De même, aujourd’hui, Jéhovah fortifie ses serviteurs quand ils deviennent vieux. Il ne s’agit pas toujours d’une aide physique, mais spirituelle. À la différence de ceux qui sont sans Dieu, de ceux qui se sentent las de vivre et se jugent trop vieux pour apprendre et nourrir un quelconque espoir, les serviteurs de Jéhovah restent jeunes, de cœur et d’esprit. Chaque jour leur offre des privilèges de service à l’honneur de leur Créateur. De plus, leur avenir s’annonce réconfortant.
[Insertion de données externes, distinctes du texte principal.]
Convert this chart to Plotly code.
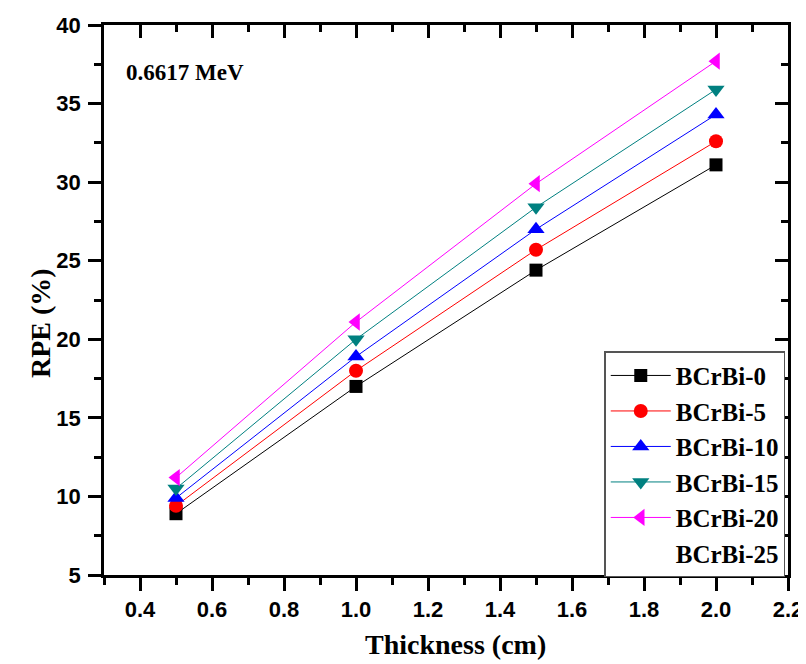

Quel joyeux et magnifique privilège que celui qui consiste à vivre et à servir Dieu à cette époque des plus graves de l’histoire humaine ! Le Roi choisi par Dieu est maintenant intronisé dans le ciel. Sous sa direction, la proclamation du Royaume s’est effectuée d’une manière si étendue qu’elle est sur le point d’être achevée. La prochaine action que le Christ entreprendra consistera à se lever et à détruire tous les ennemis, visibles et invisibles, de la vérité et de la justice. Cette destruction assurera le salut de tous ceux qui aiment et servent Dieu et le Christ. Nous vivons l’heureux jour annoncé en ces termes : “On dira en ce jour-là : ‘Voici notre Dieu ; nous avons espéré en lui, et il nous a sauvés ; c’est Jéhovah, en qui nous avons espéré ; livrons-nous à l’allégresse et réjouissons-nous en son salut’.” — Is. 25:9, AC.